The new Act gives the CNSC the specific legislative authority that the AECB currently exercises under a very general clause in the existing Atomic Energy Control Act. The Act also allows the provinces to enforce certain aspects of the operation of nuclear plants which fall within their jurisdiction. At present, these activities are technically the responsibility of the federal government, because the Act is all-inclusive and covers every activity at a nuclear facility, even health regulations in the cafeteria.

CHRONOLOGY

1 August 1983 - An abrupt pressure tube failure occurred at Pickering-2. This was the first major failure in the primary cooling system of a CANDU reactor. The unit was shut down for re-tubing.

14 November 1983 - Pickering-1 was shut down for examination of its pressure tubes for hydrogen build-up.

7 March 1984 - Ontario Hydro announced that Pickering Unit 1 would also undergo a complete re-tubing.

26 April 1986 - An explosion and fire occurred in Unit 4 at the Chernobyl generating station in the USSR, destroying the reactor and releasing massive amounts of radiation from its core.

25 August 1986 - The International Atomic Energy Agency received and began to review an official Soviet report on the causes and effects of the Chernobyl accident. Gross human negligence was cited as the cause.

September 1986 - Canada signed two international conventions concerning nuclear safety. The first convention provides for early notification and information about nuclear accidents and the second commits signatories to help other nations that suffer a nuclear accident.

November 1986 - Construction of the concrete sarcophagus to entomb the destroyed Unit 4 at Chernobyl was completed. Today, there is concern about the integrity of the sarcophagus and its replacement is seen as a priority.

February 1991 - Unit 2 at the Chernobyl nuclear power station was damaged by fire. It was not returned to service and was scheduled for permanent closure in 1996.

December 1994 - A pressure valve failure at Pickering caused a spill of up to 150,000 litres of radioactive water into the containment structure.

May 1996 - Ukrainian officials and representatives of the G-7 nations reached an agreement on the financing and timing for closure of the Chernobyl facility. Unit 2 was set to close permanently in 1996, Unit 1 in 1997, and Unit 3 (adjacent to the sarcophagus on the destroyed Unit 4) in 1999.

March 1997 - The Nuclear Safety Control Act received Royal Assent, finally separating the nuclear regulator (formerly the AECB, now the Canadian Nuclear Safety Commission or CNSC) from the industry it regulates.

August 1997 - The results of an Independent Integrated Performance Assessment of Ontario Hydro Nuclear were released.
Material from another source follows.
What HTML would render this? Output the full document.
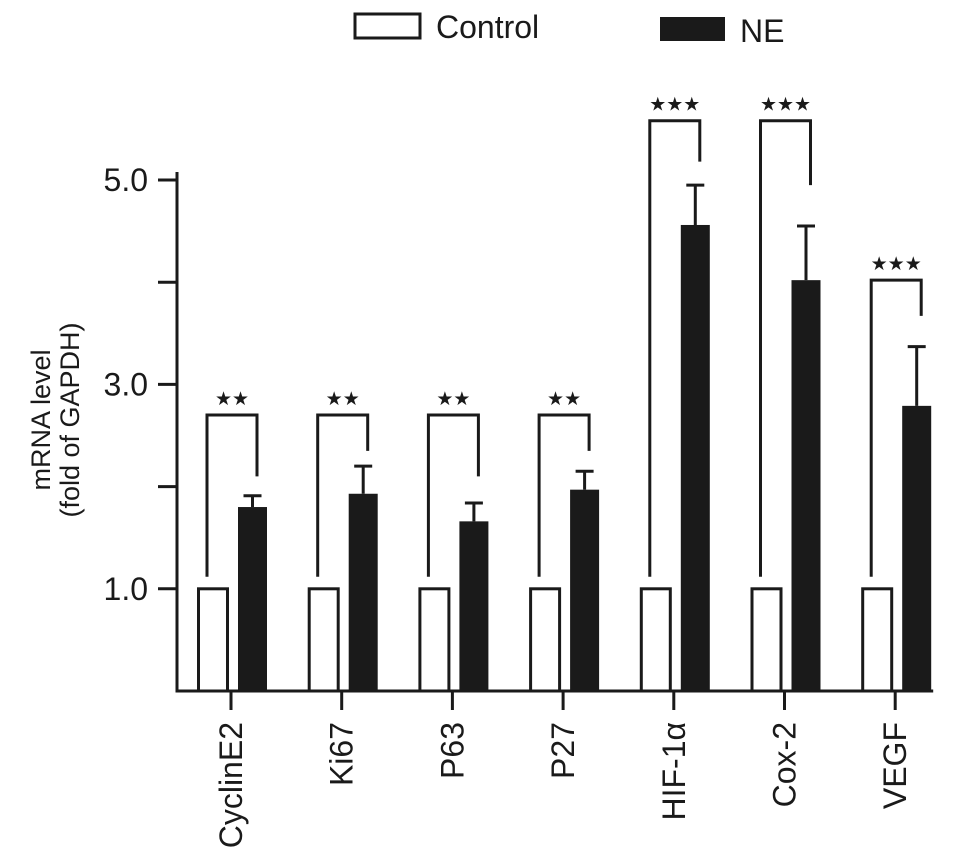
<!DOCTYPE html>
<html><head><meta charset="utf-8"><style>body{margin:0;background:#fff}svg{display:block;font-family:"Liberation Sans",Arial,sans-serif}</style></head>
<body>
<svg id="chart" width="969" height="864" viewBox="0 0 969 864">
<g>
<rect x="355" y="14" width="65" height="24" fill="#fff" stroke="#1a1a1a" stroke-width="3"/>
<text x="436" y="38" font-size="32" fill="#1a1a1a">Control</text>
<rect x="660" y="17" width="65" height="24" fill="#1a1a1a"/>
<text x="740" y="42" font-size="32" fill="#1a1a1a">NE</text>
</g>
<text transform="translate(50,420) rotate(-90)" text-anchor="middle" font-size="27" fill="#1a1a1a"><tspan x="0" dy="0">mRNA level</tspan><tspan x="0" dy="29">(fold of GAPDH)</tspan></text>
</svg>
<script>
const categories=["CyclinE2","Ki67","P63","P27","HIF-1α","Cox-2","VEGF"];
const controlValues=[1,1,1,1,1,1,1];
const neValues=[1.80,1.93,1.66,1.97,4.56,4.02,2.79];
const neErrors=[0.11,0.27,0.18,0.18,0.39,0.53,0.58];
const sigLabels=["★★","★★","★★","★★","★★★","★★★","★★★"];
const sigHeights=[2.70,2.70,2.70,2.70,5.58,5.58,4.02];
const sigRightEnds=[2.10,2.35,2.10,2.35,5.18,4.95,3.67];
const yTicks=[1,2,3,4,5];
const yTickLabels=["1.0","","3.0","","5.0"];

const svg=document.getElementById('chart');
const NS='http://www.w3.org/2000/svg';
const y0=691, ppu=102.2, axisX=177, gx0=197, gstep=110.7;
const y=v=>y0-v*ppu;
const gX=i=>gx0+i*gstep;
function mk(t,a,p){const e=document.createElementNS(NS,t);for(const k in a)e.setAttribute(k,a[k]);(p||svg).appendChild(e);return e;}
const ink='#1a1a1a';
const axes=mk('g',{});


const ya=mk('line',{x1:axisX,y1:y(5)-8,x2:axisX,y2:y0+1.5,stroke:ink,'stroke-width':3},axes);


const xa=mk('line',{x1:axisX,y1:y0,x2:gX(6)+72,y2:y0,stroke:ink,'stroke-width':3},axes);


yTicks.forEach((v,i)=>{
  const t=mk('line',{x1:axisX-19,y1:y(v),x2:axisX,y2:y(v),stroke:ink,'stroke-width':3},axes);
  
  
  if(yTickLabels[i]){
    const l=mk('text',{x:axisX-29,y:y(v)+11,'text-anchor':'end','font-size':32,fill:ink},axes);
    l.textContent=yTickLabels[i];
    
    
  }
});
categories.forEach((c,i)=>{
  const x=gX(i);
  const cb=mk('rect',{x:x+1.5,y:y(controlValues[i]),width:29,height:y0-y(controlValues[i]),fill:'#fff',stroke:ink,'stroke-width':3});
  
  
  const nb=mk('rect',{x:x+41,y:y(neValues[i]),width:29,height:y0-y(neValues[i]),fill:ink});
  
  
  const cx=x+55.5, et=y(neValues[i]+neErrors[i]);
  const eb=mk('path',{d:`M${cx},${y(neValues[i])}V${et}M${cx-9},${et}H${cx+9}`,stroke:ink,'stroke-width':3,fill:'none'});
  
  
  const lx=x+10, rx=x+60, top=y(sigHeights[i]);
  const br=mk('path',{d:`M${lx},${y(controlValues[i])-12}V${top}H${rx}V${y(sigRightEnds[i])}`,stroke:ink,'stroke-width':3,fill:'none'});
  
  
  const st=mk('text',{x:(lx+rx)/2,y:top-10,'text-anchor':'middle','font-size':19,fill:ink,'font-family':'"DejaVu Sans",sans-serif'});
  st.textContent=sigLabels[i];
  
  
  const tx=x+34;
  const tk=mk('line',{x1:tx,y1:y0,x2:tx,y2:y0+19,stroke:ink,'stroke-width':3});
  
  
  const lb=mk('text',{transform:`translate(${tx+11},${y0+31}) rotate(-90)`,'text-anchor':'end','font-size':32,fill:ink});
  lb.textContent=c;
  
  
});
</script>
</body></html>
Serious deficiencies in many aspects of nuclear plant operations were cited. Ontario announced the closure of all units at Pickering A and Bruce A, and extensive changes to remaining nuclear generating stations.

SELECTED REFERENCES

Cruickshank, Andrew. "Putting Policy into Practice in the United States." Nuclear Engineering International, March 1987, p. 24-28.
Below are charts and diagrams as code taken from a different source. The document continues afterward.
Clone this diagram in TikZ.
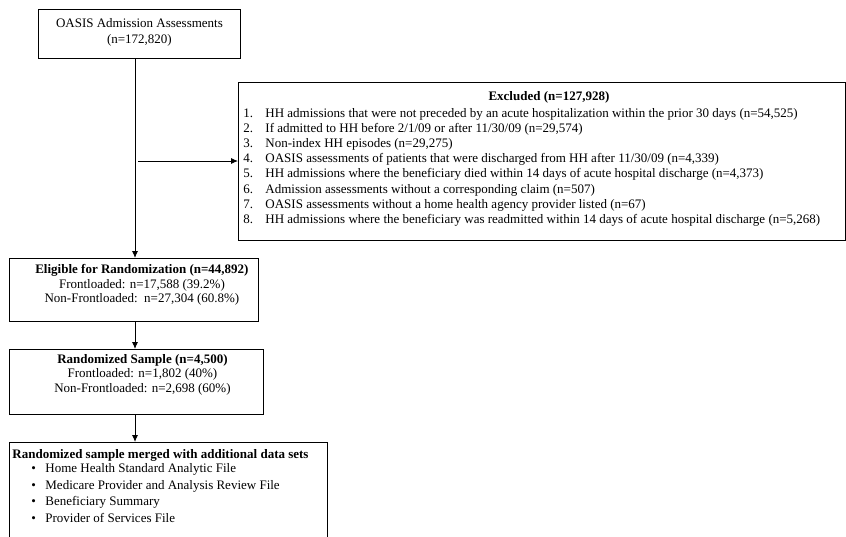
\documentclass[tikz,border=0pt]{standalone}
\usepackage{fontspec}
\setmainfont{Liberation Serif}
\usetikzlibrary{arrows.meta}

% text body of a box: height, width, first-line gap, baselineskip, text
\newcommand{\boxbody}[5]{\parbox[c][#1][t]{#2}{\fontsize{13}{#4}\selectfont\vspace*{#3}#5}}
\newcommand{\exitem}[2]{\makebox[22pt][l]{#1}#2\par}
\newcommand{\dotitem}[1]{\hspace*{22pt}\makebox[14pt][l]{\textbullet}#1\par}

\begin{document}
\begin{tikzpicture}[x=1pt,y=-1pt]
\tikzstyle{block} = [rectangle, draw=black, line width=0.9pt, inner sep=0pt, anchor=north west]
\tikzstyle{arrow} = [line width=0.9pt,-{Latex[length=7pt,width=6pt]}]

\useasboundingbox (0,0) rectangle (846,536);

\node (oasis) [block] at (38,9) {\boxbody{49pt}{202pt}{9pt}{16pt}{\centering
  OASIS Admission Assessments\\(n=172,820)\par}};
\node (excluded) [block] at (238,82) {\boxbody{158pt}{607pt}{9pt}{15.1pt}{%
  \leftskip=5pt
  {\centering\hspace*{14pt}\textbf{Excluded (n=127,928)}\par}
  \vspace*{2pt}
  \exitem{1.}{HH admissions that were not preceded by an acute hospitalization within the prior 30 days (n=54,525)}
  \exitem{2.}{If admitted to HH before 2/1/09 or after 11/30/09 (n=29,574)}
  \exitem{3.}{Non-index HH episodes (n=29,275)}
  \exitem{4.}{OASIS assessments of patients that were discharged from HH after 11/30/09 (n=4,339)}
  \exitem{5.}{HH admissions where the beneficiary died within 14 days of acute hospital discharge (n=4,373)}
  \exitem{6.}{Admission assessments without a corresponding claim (n=507)}
  \exitem{7.}{OASIS assessments without a home health agency provider listed (n=67)}
  \exitem{8.}{HH admissions where the beneficiary was readmitted within 14 days of acute hospital discharge (n=5,268)}}};
\node (eligible) [block] at (9,258) {\boxbody{63pt}{249pt}{6pt}{14.5pt}{\centering\leftskip=16pt plus 1fil
  \textbf{Eligible for Randomization (n=44,892)}\\
  Frontloaded: n=17,588 (39.2\%)\\
  Non-Frontloaded:\ \ n=27,304 (60.8\%)\par}};
\node (randomized) [block] at (9,349) {\boxbody{65pt}{254pt}{5pt}{14.5pt}{\centering\leftskip=12pt plus 1fil
  \textbf{Randomized Sample (n=4,500)}\\
  Frontloaded: n=1,802 (40\%)\\
  Non-Frontloaded: n=2,698 (60\%)\par}};
\node (merged) [block] at (9,442) {\boxbody{110pt}{318pt}{7pt}{16.5pt}{%
  \hspace*{3pt}\textbf{Randomized sample merged with additional data sets}\par
  \vspace*{-2pt}
  \dotitem{Home Health Standard Analytic File}
  \dotitem{Medicare Provider and Analysis Review File}
  \dotitem{Beneficiary Summary}
  \dotitem{Provider of Services File}}};

\coordinate (spine) at (135,0);
\coordinate (split) at (138,161);

\draw [arrow] (oasis.south -| spine) -- (eligible.north -| spine);
\draw [arrow] (split) -- (split -| excluded.west);
\draw [arrow] (eligible.south -| spine) -- (randomized.north -| spine);
\draw [arrow] (randomized.south -| spine) -- (merged.north -| spine);

\end{tikzpicture}
\end{document}
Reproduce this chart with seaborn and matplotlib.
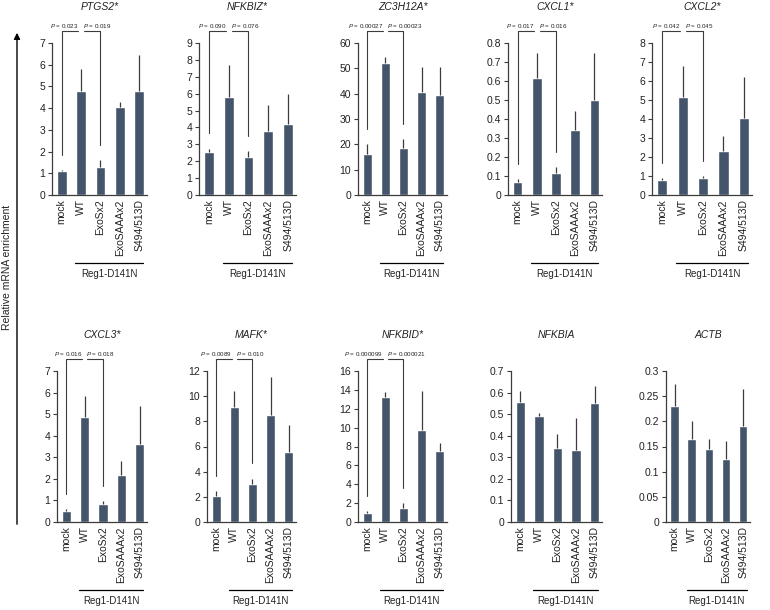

Donnelly, W. et al. "The Chernobyl Accident: Causes, Initial Effects and Congressional Response." Major Issue System, Issue Brief #1B86077, Congressional Research Service, Washington, D.C., 16 September 1986.

"Nuclear Power: Status and Outlook." International Atomic Energy Agency, Paris, July 1996.
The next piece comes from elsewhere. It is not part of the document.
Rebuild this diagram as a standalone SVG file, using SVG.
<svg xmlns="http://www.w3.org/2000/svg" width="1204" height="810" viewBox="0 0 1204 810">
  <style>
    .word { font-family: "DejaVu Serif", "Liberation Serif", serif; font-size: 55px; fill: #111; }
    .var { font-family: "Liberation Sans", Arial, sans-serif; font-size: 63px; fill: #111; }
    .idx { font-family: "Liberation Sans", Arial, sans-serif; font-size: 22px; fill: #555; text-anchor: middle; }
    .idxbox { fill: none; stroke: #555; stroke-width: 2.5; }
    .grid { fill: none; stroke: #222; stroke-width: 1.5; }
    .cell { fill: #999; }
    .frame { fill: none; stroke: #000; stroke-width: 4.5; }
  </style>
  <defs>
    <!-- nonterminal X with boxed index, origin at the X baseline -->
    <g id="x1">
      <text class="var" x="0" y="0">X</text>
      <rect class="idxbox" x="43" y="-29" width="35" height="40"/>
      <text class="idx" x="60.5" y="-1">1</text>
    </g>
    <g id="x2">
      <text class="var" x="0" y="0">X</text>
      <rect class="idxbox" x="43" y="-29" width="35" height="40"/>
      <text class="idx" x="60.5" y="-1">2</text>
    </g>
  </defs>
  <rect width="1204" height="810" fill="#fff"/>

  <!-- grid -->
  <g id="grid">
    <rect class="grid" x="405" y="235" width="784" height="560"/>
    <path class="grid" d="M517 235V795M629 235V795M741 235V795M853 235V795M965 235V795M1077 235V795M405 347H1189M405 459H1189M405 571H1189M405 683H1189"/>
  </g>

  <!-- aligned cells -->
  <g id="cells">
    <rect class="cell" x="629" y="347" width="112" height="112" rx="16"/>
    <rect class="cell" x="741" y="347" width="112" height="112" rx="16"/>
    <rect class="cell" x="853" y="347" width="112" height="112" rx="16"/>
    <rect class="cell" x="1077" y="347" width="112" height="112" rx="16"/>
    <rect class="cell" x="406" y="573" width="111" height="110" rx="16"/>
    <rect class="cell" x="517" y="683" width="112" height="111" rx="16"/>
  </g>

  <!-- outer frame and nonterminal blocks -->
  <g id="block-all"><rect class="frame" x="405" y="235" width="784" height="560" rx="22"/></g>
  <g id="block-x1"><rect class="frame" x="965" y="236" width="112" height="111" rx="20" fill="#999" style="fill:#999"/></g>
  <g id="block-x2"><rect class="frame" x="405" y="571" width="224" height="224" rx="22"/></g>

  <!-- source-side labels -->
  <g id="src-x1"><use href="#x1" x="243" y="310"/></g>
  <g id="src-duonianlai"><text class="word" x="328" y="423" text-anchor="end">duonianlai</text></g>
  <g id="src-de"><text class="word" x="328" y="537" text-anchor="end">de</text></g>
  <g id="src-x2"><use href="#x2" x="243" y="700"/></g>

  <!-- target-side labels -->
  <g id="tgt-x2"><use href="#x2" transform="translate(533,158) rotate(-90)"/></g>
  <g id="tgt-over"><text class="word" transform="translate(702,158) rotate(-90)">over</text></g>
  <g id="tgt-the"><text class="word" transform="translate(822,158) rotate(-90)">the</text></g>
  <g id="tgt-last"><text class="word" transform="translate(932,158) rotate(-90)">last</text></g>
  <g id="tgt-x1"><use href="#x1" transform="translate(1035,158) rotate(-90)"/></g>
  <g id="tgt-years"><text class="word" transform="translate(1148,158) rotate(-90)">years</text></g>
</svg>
"Still a Political Target: World Survey of Nuclear Power." Nuclear Engineering International, June 1996, p. 31-37.

Ontario Hydro. "Report to Management: IIPA (Independent Integrated Performance Assessment) / SSFI (Safety Systems Functional Inspections) Evaluation Findings and Recommendations." 13 August 1997.

USSR State Committee on the Utilization of Atomic Energy. The Accident at The Chernobyl Nuclear Power Plant and Its Consequences. Compiled for IAEA Experts’ Meeting, 25-29 August 1986, Vienna, Parts I and II.


The original version of this Current Issue Review was published in October 1993; the paper has been regularly updated since that time.